We are a strong, resilient congregation full of dedicated people who sacrifice and serve faithfully. Last Sunday we were reminded of the passion with which God has blessed us -- passion for this community of faith and its mission. We are blessed with a strong, stable past and a bright, though challenging future. It is a privilege to serve with you and among you. We move forward today with thankful hearts, creating even more dreams for God’s future for us than we have memories of the past.
Speaking of memories, I have to share with you that on Monday morning the day after -- I found myself singing a hymn I haven’t heard or sung in a very long time. This particular hymn was the hymn of the day at my ordination 23 years ago. I chose that hymn for that day because it reflected then and still does reflect my personal understanding of my mission as a pastor. We’re going to sing it momentarily. It didn’t make it into our new cranberry worship book, so we had to print it on that gray insert in your bulletin. I ask you to please pay close attention to the words in every stanza. It is quite a blueprint for us. It provides faithful focus and direction, especially today. I want to share the last stanza with you now. That’s the one that came to me in the shower. It got me through the week. And, incidentally, notice it describes the clothes we’re wearing today.
Oh, clothe us with your heav’nly armor, Lord. Your trusty shield and sword of love endure. Our constant inspiration be your Word. We ask no victories that are not yours. Give or withhold, let pain or pleasure fall. To know that we are serving you is all.
Let the fun continue! AMEN
Pastor Dana Runestad
18 October, 2009
Holy Cross Evangelical Lutheran Church
Sources: The Message, Eugene Peterson, Mark 10:35-45
Eternal Ruler of the Ceaseless Round LBW #373
John W. Chadwick, 1840-1904, alt.
Eternal Ruler of the ceaseless round, Of circling planets singing on their way,
Guiding the nations from the night profound into the glory of the perfect day:
Rule in our hearts, that we may live anew, Guided and strengthened and upheld by you.

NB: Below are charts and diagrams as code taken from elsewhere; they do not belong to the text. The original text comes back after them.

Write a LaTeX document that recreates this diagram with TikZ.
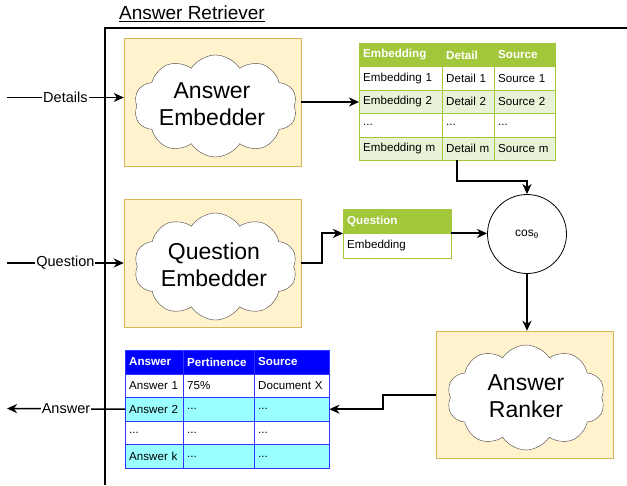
\documentclass[tikz,border=0pt]{standalone}
\usepackage{fontspec}
\setmainfont{Liberation Sans}
\usetikzlibrary{shapes.symbols, arrows.meta, calc}

\definecolor{boxfill}{HTML}{FFF2CC}
\definecolor{boxline}{HTML}{D6B656}
\definecolor{hdgreen}{HTML}{A2C73B}
\definecolor{rowgreen}{HTML}{E8F2D6}
\definecolor{hdblue}{HTML}{0000FF}
\definecolor{lineblue}{HTML}{3333FF}
\definecolor{rowcyan}{HTML}{99FFFF}

\newcommand{\more}{...}

\begin{document}
\begin{tikzpicture}[x=1pt,y=-1pt]

% Define styles
\tikzstyle{module}=[draw=boxline, fill=boxfill, minimum width=177pt, inner sep=0pt]
\tikzstyle{cloudy}=[cloud, draw=black!75, fill=white, cloud puffs=10, cloud puff arc=115, cloud ignores aspect, inner sep=0pt]
\tikzstyle{big}=[font=\fontsize{23}{27}\selectfont, align=center]
\tikzstyle{flow}=[line width=2pt, -{Stealth[length=10pt, width=9pt, inset=3pt]}]
\tikzstyle{inflow}=[line width=1.5pt, -{Stealth[length=10pt, width=9pt, inset=3pt]}]
\tikzstyle{iolabel}=[fill=white, inner sep=1pt, font=\fontsize{14.5}{16}\selectfont]
\tikzstyle{cell}=[anchor=north west, inner xsep=4pt, inner ysep=0pt, align=left, font=\fontsize{11.6}{13}\selectfont]
\tikzstyle{ghead}=[draw=hdgreen, fill=hdgreen, text=white, font=\fontsize{11.6}{13}\selectfont\bfseries]
\tikzstyle{bhead}=[draw=lineblue, fill=hdblue, text=white, font=\fontsize{11.6}{13}\selectfont\bfseries]

\useasboundingbox (0,0) rectangle (627,485);

% Frame and title
\draw[line width=2pt] (105,485) -- (105,28) -- (627,28);
\node[font=\fontsize{19}{22}\selectfont] (title) at (192,14) {\underline{Answer Retriever}};

% Modules
\node[module, minimum height=128pt] (aebox) at (212.5,102) {};
\node[cloudy, minimum width=163pt, minimum height=102pt] (aecloud) at (215.5,106) {};
\node[big] (aetext) at (212,104) {Answer\\Embedder};

\node[module, minimum height=128pt] (qebox) at (212.5,263) {};
\node[cloudy, minimum width=163pt, minimum height=107pt] (qecloud) at (215.5,266.5) {};
\node[big] (qetext) at (214,265) {Question\\Embedder};

\node[module, minimum height=127pt] (arbox) at (525,394.5) {};
\node[cloudy, minimum width=158pt, minimum height=105pt] (arcloud) at (526,397.5) {};
\node[big] (artext) at (526,396) {Answer\\Ranker};

% Details table
\def\gx{{359,442,494}}
\def\gw{{83,52,61}}
\foreach \r/\rowfill/\ta/\tb/\tc in {
  1/white/Embedding 1/Detail 1/Source 1,
  2/rowgreen/Embedding 2/Detail 2/Source 2,
  3/white/\more/\more/\more,
  4/rowgreen/Embedding m/Detail m/Source m
} {
  \foreach \t [count=\c] in {\ta,\tb,\tc} {
    \pgfmathsetmacro{\x}{\gx[\c-1]}
    \pgfmathsetmacro{\tw}{\gw[\c-1]-8}
    \node[cell, draw=hdgreen, fill=\rowfill, minimum height=23.4pt, text width=\tw pt] (g-\r-\c) at (\x,43+23.4*\r) {\mbox{\t}};
  }
}
\foreach \t [count=\c] in {Embedding,Detail,Source} {
  \pgfmathsetmacro{\x}{\gx[\c-1]}
  \pgfmathsetmacro{\tw}{\gw[\c-1]-8}
  \node[cell, ghead, minimum height=23.4pt, text width=\tw pt] (g-0-\c) at (\x,43) {\mbox{\t}};
}

% Question table
\node[cell, draw=hdgreen, fill=white, minimum height=25pt, text width=100pt] (qr) at (343,233) {Embedding};
\node[cell, ghead, minimum height=24pt, text width=100pt] (qh) at (343,209) {Question};

% Similarity
\node[draw, circle, line width=0.8pt, fill=white, minimum size=79pt, font=\fontsize{12}{14}\selectfont] (cosnode) at (527,234) {cos\textsubscript{θ}};

% Answer table
\def\bx{{125,183,254}}
\def\bw{{58,71,75}}
\foreach \r/\rowfill/\ta/\tb/\tc in {
  1/white/Answer 1/75\%/Document X,
  2/rowcyan/Answer 2/\more/\more,
  3/white/\more/\more/\more,
  4/rowcyan/Answer k/\more/\more
} {
  \foreach \t [count=\c] in {\ta,\tb,\tc} {
    \pgfmathsetmacro{\x}{\bx[\c-1]}
    \pgfmathsetmacro{\tw}{\bw[\c-1]-8}
    \node[cell, draw=lineblue, fill=\rowfill, minimum height=23.6pt, text width=\tw pt] (b-\r-\c) at (\x,350+23.6*\r) {\mbox{\t}};
  }
}
\foreach \t [count=\c] in {Answer,Pertinence,Source} {
  \pgfmathsetmacro{\x}{\bx[\c-1]}
  \pgfmathsetmacro{\tw}{\bw[\c-1]-8}
  \node[cell, bhead, minimum height=23.6pt, text width=\tw pt] (b-0-\c) at (\x,350) {\mbox{\t}};
}

% Inputs and output
\coordinate (din) at (7,97.5);
\coordinate (qin) at (7,263);
\coordinate (aout) at (7,408.5);
\draw[inflow] (din) -- (din -| aebox.west) node[iolabel, midway] (dlabel) {Details};
\draw[inflow] (qin) -- (qebox.west) node[iolabel, midway] (qlabel) {Question};
\draw[inflow] (b-2-1.west) -- (aout) node[iolabel, midway] (alabel) {Answer};

% Flow
\coordinate (gbot) at ($(g-4-1.south west)!0.5!(g-4-3.south east)$);
\draw[flow] (aebox.east) -- (aebox.east -| g-2-1.west);
\draw[flow] (qebox.east) -- ++(21,0) |- (qh.south west);
\draw[flow] (qh.south east) -- (qh.south east -| cosnode.west);
\draw[flow] (gbot) -- ++(0,21) -| (cosnode.north);
\draw[flow] (cosnode.south) -- (cosnode.south |- arbox.north);
\draw[flow] (arbox.west) -- ++(-53,0) |- (b-2-3.east);

\end{tikzpicture}
\end{document}
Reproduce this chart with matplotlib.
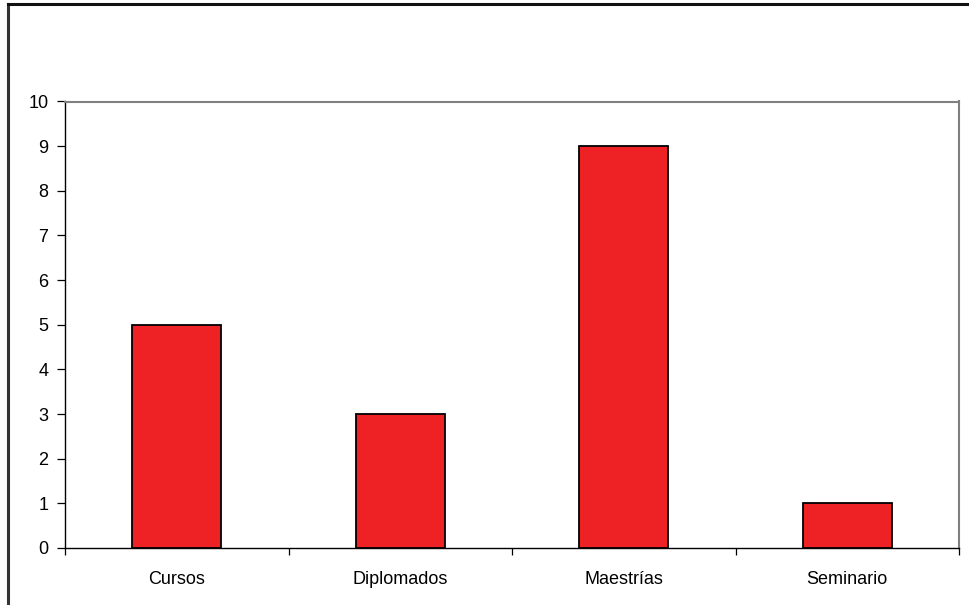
import matplotlib
matplotlib.use("Agg")
import matplotlib.pyplot as plt
from matplotlib.lines import Line2D
import numpy as np

categories = ["Cursos", "Diplomados", "Maestrías", "Seminario"]
values = [5, 3, 9, 1]
yticks = list(range(0, 11))

plt.rcParams['font.family'] = ['Liberation Sans', 'DejaVu Sans']

W, H = 969, 605
fig = plt.figure(figsize=(W / 100, H / 100), dpi=100)

# outer frame lines (left and top)
fig.add_artist(Line2D([8 / W, 8 / W], [0, 1 - 4 / H], transform=fig.transFigure,
                      color='#333333', lw=2.2))
fig.add_artist(Line2D([8 / W, 1], [1 - 4 / H, 1 - 4 / H], transform=fig.transFigure,
                      color='#111111', lw=2.2))

left, right, top, bottom = 65, 959, 101.5, 548
ax = fig.add_axes([left / W, 1 - bottom / H, (right - left) / W, (bottom - top) / H])

x = np.arange(len(categories))
ax.bar(x, values, width=0.4, color='#EE2225', edgecolor='black', linewidth=1.3, zorder=3)

ax.set_xlim(-0.5, len(categories) - 0.5)
ax.set_ylim(0, 10)
ax.set_yticks(yticks)
ax.set_yticklabels([str(t) for t in yticks])

ax.set_xticks(x)
ax.set_xticklabels(categories)
ax.set_xticks(np.arange(len(categories) + 1) - 0.5, minor=True)
ax.tick_params(axis='x', which='major', length=0, pad=16.5, labelsize=13)
ax.tick_params(axis='x', which='minor', length=5, width=0.9, direction='out', color='black')
ax.tick_params(axis='y', length=6, width=0.9, direction='out', pad=6, labelsize=13, color='black')

for s in ['top', 'right']:
    ax.spines[s].set_color('#808080')
    ax.spines[s].set_linewidth(1.5)
for s in ['left', 'bottom']:
    ax.spines[s].set_color('black')
    ax.spines[s].set_linewidth(1.0)

fig.savefig("out.png", dpi=100)
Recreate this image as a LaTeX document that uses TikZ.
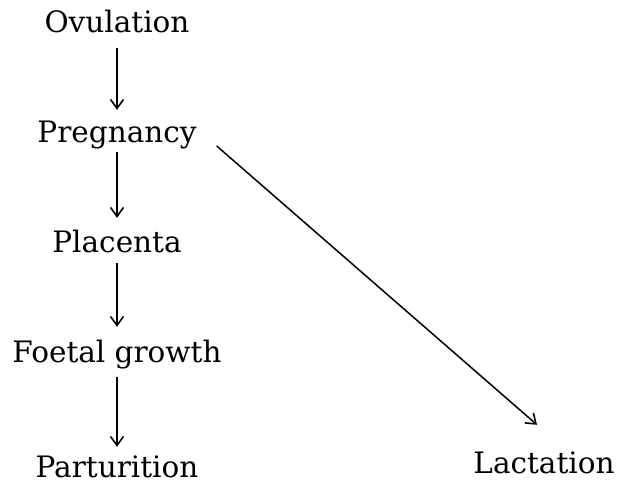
\documentclass[tikz,border=0pt]{standalone}
\usepackage{fontspec}
\setmainfont{DejaVu Serif}
\usetikzlibrary{arrows.meta}
\begin{document}
\begin{tikzpicture}[x=1pt,y=-1pt,
  lbl/.style={anchor=base,inner sep=0pt,text height=24pt,text depth=8pt,font=\fontsize{29.5}{35}\selectfont},
  arr/.style={line width=1.5pt,-{Straight Barb[length=9pt,width=13pt,line width=1.6pt]}}]
\useasboundingbox (0,0) rectangle (631,493);
\node[lbl] (ov) at (117,32) {Ovulation};
\node[lbl] (pr) at (117,142) {Pregnancy};
\node[lbl] (pl) at (117,252) {Placenta};
\node[lbl] (fg) at (117,362) {Foetal growth};
\node[lbl] (pa) at (117,477) {Parturition};
\node[lbl] (la) at (544,473) {Lactation};
\draw[arr,shorten <=8pt,shorten >=8pt] (ov) -- (pr);
\draw[arr,shorten <=2pt,shorten >=10pt] (pr) -- (pl);
\draw[arr,shorten <=3pt,shorten >=11pt] (pl) -- (fg);
\draw[arr,shorten <=7pt,shorten >=6pt] (fg) -- (pa);
\draw[arr] ([shift={(20,12)}]pr.east) -- ([shift={(-7,-24)}]la.north);
\end{tikzpicture}
\end{document}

We are your own, the children of your love, As dearly loved as your beloved Son;
Descend, O Holy Spirit, like a dove And rule our hearts, that we may be as one
As one with you, to whom we ever tend; As one with him, our brother and our friend.
We would be one in hatred of all wrong. One in our love of all things true and fair,
One with the joy that finds a voice in song, One in the grief that trembles into prayer,
One in the strength that makes your children free To follow truth, and thus in you to be.
Oh, clothe us with your heav’nly armor, Lord. Your trusty shield and sword of love endure;
Our constant inspiration be your Word; We ask no victories that are not yours.
Give or withhold, let pain or pleasure fall: To know that we are serving you is all.